LANL has completed neutron experiments to quantify the fraction of closed pores in a range of shale samples. These include the development of a neutron method (SANS) to probe open/closed nanopores and measured open/closed ratio (C) in MSEEL core. LANL was also able to identify damage in matrix that can occur at high ΔP and determine the minimum pressure that can cause damage.
LANL has also completed a physics-based analysis (based on lattice Boltzmann methods - LBM) to quantify the effects of pore-scale mineralogy and heterogeneity on apparent permeability, thus extending their initial results to a range of shale-matrix properties. Complimenting this, LANL validated the LBM method to quantify gas transport (D) in matrix using real nanostructures; up to 100x ΔP effect.
Lastly, LANL integrated pore-scale results into a revised set of parameters for dfnWorks, which will initially be calibrated to the MSEEL-I samples. Using this information LANL developed an accurate site/basin-specific predictive model for the matrix transport rate (MTR):
MTR = C X D X ΔP
LANL continues to work on the integration of large-scale fractures, tributary fractures and the matrix. LANL has been building graph-based reduced order models for their DFN framework for the shale application. The idea is to build a graph from a DFN and the perform flow and transport simulations on the graph itself.

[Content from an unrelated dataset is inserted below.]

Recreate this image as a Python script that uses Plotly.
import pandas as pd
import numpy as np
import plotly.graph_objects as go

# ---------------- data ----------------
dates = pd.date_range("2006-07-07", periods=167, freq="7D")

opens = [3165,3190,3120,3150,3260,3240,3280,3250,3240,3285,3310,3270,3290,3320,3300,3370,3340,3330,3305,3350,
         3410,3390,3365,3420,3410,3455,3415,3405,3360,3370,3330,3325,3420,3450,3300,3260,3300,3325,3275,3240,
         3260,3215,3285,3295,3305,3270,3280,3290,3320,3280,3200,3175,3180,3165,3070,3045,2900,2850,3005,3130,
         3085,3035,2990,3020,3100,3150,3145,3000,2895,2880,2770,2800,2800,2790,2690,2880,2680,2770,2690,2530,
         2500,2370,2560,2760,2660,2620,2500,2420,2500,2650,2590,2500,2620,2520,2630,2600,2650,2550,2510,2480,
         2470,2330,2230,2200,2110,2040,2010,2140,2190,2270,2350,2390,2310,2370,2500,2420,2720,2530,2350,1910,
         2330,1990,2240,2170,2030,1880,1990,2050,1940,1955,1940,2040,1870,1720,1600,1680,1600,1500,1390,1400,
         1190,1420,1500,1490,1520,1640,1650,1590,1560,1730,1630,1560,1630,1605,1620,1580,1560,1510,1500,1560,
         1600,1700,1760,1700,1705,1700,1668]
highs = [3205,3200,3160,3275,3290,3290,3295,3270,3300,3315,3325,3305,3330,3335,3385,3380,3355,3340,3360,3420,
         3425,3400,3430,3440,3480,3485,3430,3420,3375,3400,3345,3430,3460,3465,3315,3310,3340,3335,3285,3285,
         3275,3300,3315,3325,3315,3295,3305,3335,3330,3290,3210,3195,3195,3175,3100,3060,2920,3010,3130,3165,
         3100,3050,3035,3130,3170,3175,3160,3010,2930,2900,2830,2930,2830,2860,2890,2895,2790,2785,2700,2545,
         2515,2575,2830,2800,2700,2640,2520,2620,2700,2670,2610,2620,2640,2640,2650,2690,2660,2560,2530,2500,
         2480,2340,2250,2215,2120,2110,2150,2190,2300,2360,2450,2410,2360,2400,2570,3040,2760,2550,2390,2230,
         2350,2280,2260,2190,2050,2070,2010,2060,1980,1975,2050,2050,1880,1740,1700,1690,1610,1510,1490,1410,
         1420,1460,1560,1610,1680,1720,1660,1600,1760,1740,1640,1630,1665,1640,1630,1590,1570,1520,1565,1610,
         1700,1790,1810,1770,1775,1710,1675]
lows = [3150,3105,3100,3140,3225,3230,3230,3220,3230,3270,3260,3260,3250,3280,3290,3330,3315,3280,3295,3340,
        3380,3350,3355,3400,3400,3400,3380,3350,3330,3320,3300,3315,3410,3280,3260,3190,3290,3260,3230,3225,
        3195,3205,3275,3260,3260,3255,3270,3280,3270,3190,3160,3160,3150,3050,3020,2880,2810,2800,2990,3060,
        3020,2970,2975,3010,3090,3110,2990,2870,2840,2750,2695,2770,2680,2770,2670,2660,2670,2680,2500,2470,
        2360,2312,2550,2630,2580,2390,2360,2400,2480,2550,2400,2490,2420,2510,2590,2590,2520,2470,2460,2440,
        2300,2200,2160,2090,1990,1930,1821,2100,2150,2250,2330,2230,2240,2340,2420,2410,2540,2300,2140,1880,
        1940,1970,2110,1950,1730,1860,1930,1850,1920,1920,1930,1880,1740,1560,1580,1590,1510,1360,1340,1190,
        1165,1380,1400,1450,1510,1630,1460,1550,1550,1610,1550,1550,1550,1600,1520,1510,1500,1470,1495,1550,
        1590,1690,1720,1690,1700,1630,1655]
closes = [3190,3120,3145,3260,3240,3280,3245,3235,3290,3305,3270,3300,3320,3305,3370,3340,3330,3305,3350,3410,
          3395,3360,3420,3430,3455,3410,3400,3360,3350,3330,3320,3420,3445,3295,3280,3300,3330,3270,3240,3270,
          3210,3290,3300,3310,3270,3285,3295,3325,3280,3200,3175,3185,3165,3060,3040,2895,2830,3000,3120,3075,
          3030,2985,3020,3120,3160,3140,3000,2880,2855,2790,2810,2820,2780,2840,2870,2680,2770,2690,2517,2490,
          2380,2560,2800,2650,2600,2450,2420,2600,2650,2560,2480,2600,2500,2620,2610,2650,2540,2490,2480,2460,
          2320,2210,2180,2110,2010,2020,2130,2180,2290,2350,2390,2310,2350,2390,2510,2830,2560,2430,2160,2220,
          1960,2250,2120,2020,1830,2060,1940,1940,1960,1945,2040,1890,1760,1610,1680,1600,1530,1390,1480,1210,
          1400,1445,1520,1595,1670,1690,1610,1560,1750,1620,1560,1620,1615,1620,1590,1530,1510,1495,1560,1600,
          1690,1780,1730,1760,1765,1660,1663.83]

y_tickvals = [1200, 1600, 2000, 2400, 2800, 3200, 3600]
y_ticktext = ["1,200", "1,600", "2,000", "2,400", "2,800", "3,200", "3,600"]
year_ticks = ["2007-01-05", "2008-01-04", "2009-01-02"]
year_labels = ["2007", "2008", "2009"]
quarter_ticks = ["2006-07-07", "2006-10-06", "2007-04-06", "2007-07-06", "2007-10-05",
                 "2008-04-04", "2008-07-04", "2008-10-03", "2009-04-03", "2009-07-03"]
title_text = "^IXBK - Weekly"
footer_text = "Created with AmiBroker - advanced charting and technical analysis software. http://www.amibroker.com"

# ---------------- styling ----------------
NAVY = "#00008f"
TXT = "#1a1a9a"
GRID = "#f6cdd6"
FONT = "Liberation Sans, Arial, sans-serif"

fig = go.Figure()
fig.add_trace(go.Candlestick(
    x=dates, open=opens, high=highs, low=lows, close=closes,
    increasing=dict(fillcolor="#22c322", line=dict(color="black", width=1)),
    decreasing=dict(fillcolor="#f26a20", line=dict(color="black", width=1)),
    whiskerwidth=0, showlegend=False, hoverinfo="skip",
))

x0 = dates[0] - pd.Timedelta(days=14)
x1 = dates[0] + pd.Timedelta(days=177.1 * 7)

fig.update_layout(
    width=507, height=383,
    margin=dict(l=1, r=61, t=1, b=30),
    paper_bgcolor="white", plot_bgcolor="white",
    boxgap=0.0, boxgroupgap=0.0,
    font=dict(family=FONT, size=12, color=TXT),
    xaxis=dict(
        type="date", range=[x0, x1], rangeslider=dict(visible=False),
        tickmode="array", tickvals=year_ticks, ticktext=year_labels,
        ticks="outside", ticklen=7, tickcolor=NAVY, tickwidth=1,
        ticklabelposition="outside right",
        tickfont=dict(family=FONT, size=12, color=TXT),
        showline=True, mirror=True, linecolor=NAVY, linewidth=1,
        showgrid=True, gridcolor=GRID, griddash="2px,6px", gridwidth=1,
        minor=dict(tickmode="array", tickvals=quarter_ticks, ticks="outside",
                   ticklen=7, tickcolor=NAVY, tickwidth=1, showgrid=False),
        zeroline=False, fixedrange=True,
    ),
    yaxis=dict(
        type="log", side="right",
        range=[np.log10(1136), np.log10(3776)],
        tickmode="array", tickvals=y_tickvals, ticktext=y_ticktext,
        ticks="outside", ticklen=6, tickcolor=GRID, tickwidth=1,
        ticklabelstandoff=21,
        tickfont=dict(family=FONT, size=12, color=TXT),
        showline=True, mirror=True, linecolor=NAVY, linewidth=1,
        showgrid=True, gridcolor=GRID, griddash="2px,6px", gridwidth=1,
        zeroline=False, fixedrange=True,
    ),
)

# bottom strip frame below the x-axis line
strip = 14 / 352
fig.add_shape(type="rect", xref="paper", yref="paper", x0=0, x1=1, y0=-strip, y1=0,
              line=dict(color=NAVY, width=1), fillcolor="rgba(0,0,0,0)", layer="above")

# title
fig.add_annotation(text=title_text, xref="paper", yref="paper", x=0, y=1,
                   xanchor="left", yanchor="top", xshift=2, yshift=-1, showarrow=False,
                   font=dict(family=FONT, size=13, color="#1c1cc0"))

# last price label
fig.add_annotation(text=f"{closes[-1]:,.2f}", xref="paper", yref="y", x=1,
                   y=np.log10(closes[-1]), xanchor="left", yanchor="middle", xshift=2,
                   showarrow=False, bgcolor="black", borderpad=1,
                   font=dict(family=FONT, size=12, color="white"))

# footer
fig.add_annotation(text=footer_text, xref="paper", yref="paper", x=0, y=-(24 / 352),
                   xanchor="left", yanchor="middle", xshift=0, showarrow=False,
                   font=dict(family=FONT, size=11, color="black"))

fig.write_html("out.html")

Budget Period 1 – DOE Contribution: $700,000
Budget Period 2 – DOE Contribution: $700,000
Budget Period 3 – DOE Contribution: $800,000
Budget Period 4 – DOE Contribution: $973,100
Budget period 5 – DOE Contribution: $800,000
Planned Total Funding:
DOE Contribution: $3,973,100
1The original FWP was designated FE-406/408/409-14-FY15 and lasted two budget periods through 3/0216. Subsequent FWPs that extended this research include FE-722-16-FT18 for budget period 3 through 3/2018; FE-954-18-FY18 and FE-954-18-FY18 R1 for budget period 4 through 12/20; and FE-954-20-FY21 for budget period 5 through 9/21.